Full honesty and transparency here - I enjoyed being called “mom”. While walking through multiple seasons of self-doubt, I felt validated by the title. I felt seen for what I was giving to this little boy. I felt honored. Especially in situations among other “real” moms, I felt like I belonged. While I didn’t want it to cause conflict or disrespect with bio-mom, I felt if that’s what he felt comfortable with then it would be confusing to tell him otherwise. This was a huge part of my journey, and while I don’t think I would have done anything differently, I recognize now my self-doubt wasn’t necessary.

As he’s gotten older, and now after the birth of my daughter -the “mom” title has once again evoked new feelings. I am my daughter’s mama. She calls me “mommy” and when my SS does - it feels weird. Sometimes he’ll call me “Chris” and to strangers he introduces me as his stepmom, but will still call me “mom” around family. Just the other day he said, “Thank you, stepmom!” My husband and I just looked at each other - that’s new. What I’ve realized is he’s still figuring it all out. I think he wants to call me “mom” because that’s what his little sister does - I’m mom. In the same vein he’s understanding more and more about the innerworkings of our blended family and that comes with ever-evolving feelings. I respect his loyalty to his mom, and if down the line he reverts back to “Chris” I will be supportive, just as I’ve always been.

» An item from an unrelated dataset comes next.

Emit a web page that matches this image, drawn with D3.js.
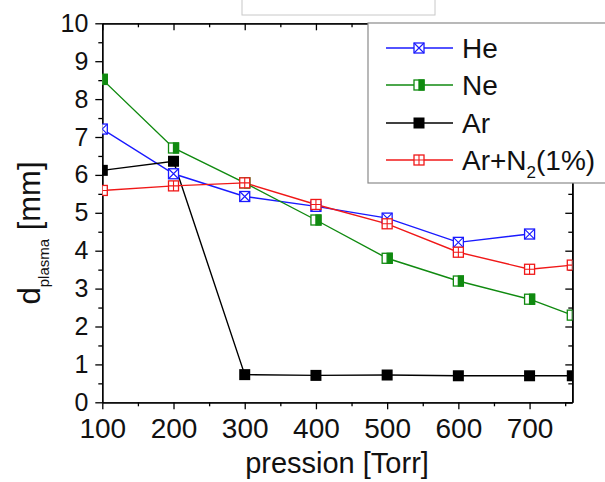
<!DOCTYPE html>
<html><head><meta charset="utf-8">
<script src="https://cdn.jsdelivr.net/npm/d3@7"></script>
<style>body{margin:0;background:#fff}svg{display:block}text{font-family:"Liberation Sans",Arial,sans-serif;fill:#111}</style>
</head><body><svg id="c" width="605" height="482"></svg>
<script>
const pressures = [100,200,300,400,500,600,700,760];
const heValues  = [7.21,6.03,5.43,5.17,4.86,4.22,4.44];
const neValues  = [8.52,6.71,5.79,4.81,3.80,3.20,2.72,2.30];
const arValues  = [6.12,6.36,0.73,0.71,0.72,0.70,0.70,0.70];
const arn2Values= [5.59,5.71,5.79,5.22,4.71,3.96,3.51,3.62];
const seriesNames = ["He","Ne","Ar","Ar+N2(1%)"];
const xTicks = [100,200,300,400,500,600,700];
const yTicks = [0,1,2,3,4,5,6,7,8,9,10];

const series = [
  {name:"He", values:heValues, color:"#1a1aff", marker:"x"},
  {name:"Ne", values:neValues, color:"#108a10", marker:"half"},
  {name:"Ar", values:arValues, color:"#000000", marker:"fill"},
  {name:"ArN2", values:arn2Values, color:"#f01818", marker:"plus"}
];

const svg = d3.select("#c");
const L=102.3, R=572.3, T=23.3, B=402.3;
const x = d3.scaleLinear().domain([100,760]).range([L,R]);
const y = d3.scaleLinear().domain([0,10]).range([B,T]);

// top remnant box
svg.append("rect").attr("x",242).attr("y",-1).attr("width",193).attr("height",16)
  .attr("fill","#fff").attr("stroke","#c8c8c8").attr("stroke-width",1);

svg.append("clipPath").attr("id","clip").append("rect")
  .attr("x",L).attr("y",T).attr("width",R-L).attr("height",B-T);

// axes
const xMinor = d3.range(150,800,100);
const yMinor = d3.range(0.5,10,1);
const ax = svg.append("g").attr("stroke","#000").attr("stroke-width",1.3);
// bottom
const gB = svg.append("g").attr("transform",`translate(0,${B})`)
  .call(d3.axisBottom(x).tickValues(xTicks).tickSize(7).tickSizeOuter(0).tickPadding(9).tickFormat(d3.format("d")));
svg.append("g").attr("transform",`translate(0,${B})`)
  .call(d3.axisBottom(x).tickValues(xMinor).tickSize(4).tickSizeOuter(0).tickFormat(""));
// top
svg.append("g").attr("transform",`translate(0,${T})`)
  .call(d3.axisBottom(x).tickValues(xTicks).tickSize(7).tickSizeOuter(0).tickFormat(""));
svg.append("g").attr("transform",`translate(0,${T})`)
  .call(d3.axisBottom(x).tickValues(xMinor).tickSize(4).tickSizeOuter(0).tickFormat(""));
// left
const gL = svg.append("g").attr("transform",`translate(${L},0)`)
  .call(d3.axisLeft(y).tickValues(yTicks).tickSize(7).tickSizeOuter(0).tickPadding(7).tickFormat(d3.format("d")));
svg.append("g").attr("transform",`translate(${L},0)`)
  .call(d3.axisLeft(y).tickValues(yMinor).tickSize(4).tickSizeOuter(0).tickFormat(""));
// right
svg.append("g").attr("transform",`translate(${R},0)`)
  .call(d3.axisLeft(y).tickValues(yTicks).tickSize(-0).tickSizeOuter(0).tickFormat(""));
svg.append("g").attr("transform",`translate(${R},0)`)
  .call(d3.axisRight(y).tickValues(yTicks).tickSize(-7).tickSizeOuter(0).tickFormat(""));
svg.append("g").attr("transform",`translate(${R},0)`)
  .call(d3.axisRight(y).tickValues(yMinor).tickSize(-4).tickSizeOuter(0).tickFormat(""));
svg.selectAll(".domain, .tick line").attr("stroke","#000").attr("stroke-width",1.3);
gB.selectAll("text").attr("font-size",28).attr("fill","#111").attr("font-family","Liberation Sans, Arial, sans-serif");
gL.selectAll("text").attr("font-size",25).attr("fill","#111").attr("font-family","Liberation Sans, Arial, sans-serif").attr("dx",-0);

// axis titles
svg.append("text").attr("x",337).attr("y",473).attr("text-anchor","middle").attr("font-size",29).text("pression [Torr]");
const yt = svg.append("text").attr("transform","translate(40,233) rotate(-90)").attr("text-anchor","middle").attr("font-size",31);
yt.append("tspan").text("d");
yt.append("tspan").attr("font-size",15).attr("dy",9).text("plasma");
yt.append("tspan").attr("dy",-9).text(" [mm]");

// markers
function drawMarker(g, type, color, cx, cy){
  const s=10, h=s/2;
  if(type==="fill"){
    g.append("rect").attr("x",cx-h-0.5).attr("y",cy-h-0.5).attr("width",s+1).attr("height",s+1).attr("fill",color);
    return;
  }
  g.append("rect").attr("x",cx-h).attr("y",cy-h).attr("width",s).attr("height",s)
    .attr("fill","#fff").attr("stroke",color).attr("stroke-width",1.3);
  if(type==="half"){
    g.append("rect").attr("x",cx).attr("y",cy-h).attr("width",h).attr("height",s).attr("fill",color).attr("stroke",color).attr("stroke-width",1.3);
  } else if(type==="x"){
    g.append("path").attr("d",`M${cx-h},${cy-h}L${cx+h},${cy+h}M${cx+h},${cy-h}L${cx-h},${cy+h}`).attr("stroke",color).attr("stroke-width",1.1);
  } else if(type==="plus"){
    g.append("path").attr("d",`M${cx},${cy-h}L${cx},${cy+h}M${cx-h},${cy}L${cx+h},${cy}`).attr("stroke",color).attr("stroke-width",1.1);
  }
}

const plot = svg.append("g").attr("clip-path","url(#clip)");
const line = d3.line().x(d=>x(d[0])).y(d=>y(d[1]));
series.forEach(s=>{
  const pts = s.values.map((v,i)=>[pressures[i],v]);
  plot.append("path").attr("d",line(pts)).attr("fill","none").attr("stroke",s.color).attr("stroke-width",1.4);
});
series.forEach(s=>{
  const g = plot.append("g");
  s.values.forEach((v,i)=>drawMarker(g,s.marker,s.color,x(pressures[i]),y(v)));
});

// legend
svg.append("rect").attr("x",368).attr("y",23).attr("width",245).attr("height",160)
  .attr("fill","#fff").attr("stroke","#8a8a8a").attr("stroke-width",1.2);
const rowsY=[48,85,123,160];
series.forEach((s,i)=>{
  const g=svg.append("g");
  g.append("line").attr("x1",386).attr("x2",453).attr("y1",rowsY[i]).attr("y2",rowsY[i]).attr("stroke",s.color).attr("stroke-width",1.3);
  drawMarker(g,s.marker,s.color,419,rowsY[i]);
  const t=g.append("text").attr("x",462).attr("y",rowsY[i]+10).attr("font-size",28);
  if(i===3){
    t.append("tspan").text("Ar+N");
    t.append("tspan").attr("font-size",17).attr("dy",8).text("2");
    t.append("tspan").attr("dy",-8).text("(1%)");
  } else t.text(seriesNames[i]);
});
</script></body></html>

Recently, his mom was picking him up from our house and he wanted to show her his new Legos. These interactions are always awkward AF so us adults are trying to make them quick. I told him, “no, not today.” He then whispered (loudly, like 9 year-old boys whisper) to his mom, “My mom told me I couldn’t show you my Legos.” My heart fluttered. She just smiled at him and said, “Put your shoes on.” There’s sincere growth in that reaction. Are we at a place of acceptance? Wishful thinking.

For those of you who are trying to decide what you’re comfortable being called or how to have the conversation, I suggest:

  1. Do some inner reflecting. Some stepmoms want to reserve the “mom” title for their bio-babe. Great! Maybe there’s a nickname the kid(s) could call you? Decide what feels most comfortable for you and then chat with your partner about it so they can back you up.

  2. Once you’re on the same page with your partner - chat with the kid(s). It doesn’t need to be a big sit-down family meeting. Make it casual the next time it comes up. If you see them stumbling on what to call you say, “Hey, I know it can be confusing - should we come up with a nickname for me?” or “You can call me whatever you’re comfortable with.”

  3. The mom might have a reaction - totally warranted, totally normal. Sometimes it’s a situation where being called “mom” would just add too much gas on the high conflict fire, and it’s not worth it. Or maybe it’s just something that will blow over and won’t be too big of a deal. Maybe you want to let her know you don’t want that title and she can help reinforce the name you want to be called? Whatever the case - you can be prepared in knowing that this is part of the process.

When it comes to the title you hold, I feel there’s no wrong answer. Everyone’s story and dynamic is different. What matters is your own comfort - and the comfort of the child. Remember (something I wish I would have been told earlier on): You don’t need the title of “Mom” to feel valued or seen. You are perfectly perfect, all on your own.

Do you embrace stepmom? Bonus mom? Do you have a fun nickname? What are your thoughts on being called “mom”?